L to R: Sikh, Jaina, Hindu, & Buddhist delegates offer prayers

Eager to translate their faith into programs of social justice and humanitarian service, followers of these Dharmic religions have sought dialogue with the U.S. government in order to find pathways along which they can contribute more effectively to their  communities, their nation, and the world.
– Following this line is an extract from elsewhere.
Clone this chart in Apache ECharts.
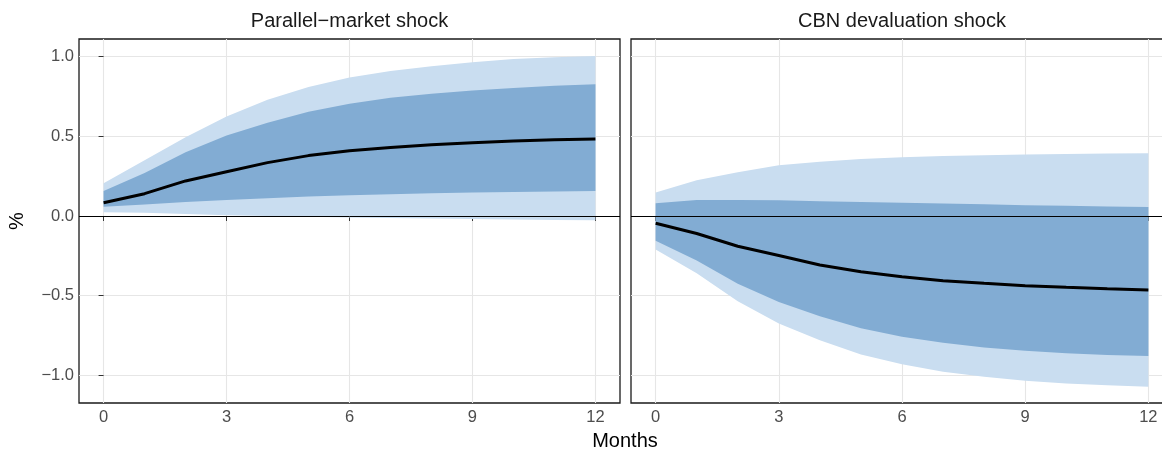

On April 20, 2012, these efforts were rewarded by a historic conference convened at the White House, Community Building in the 21st Century with Strengthened Dharmic Faith-Based Institutions. Buddhist Global Relief was honored to be one of the Dharmic faith organizations invited to attend. Many Hindu, Jain, and Sikh organizations, as well as other Buddhist organizations, also participated. I went as the representative of Buddhist Global Relief. I was delighted to meet a number of old Buddhist friends and to make a few new ones. Among these was the popular Buddhist blogger Danny Fisher, who had interviewed me a few times by email over the years but whom I had never met in person.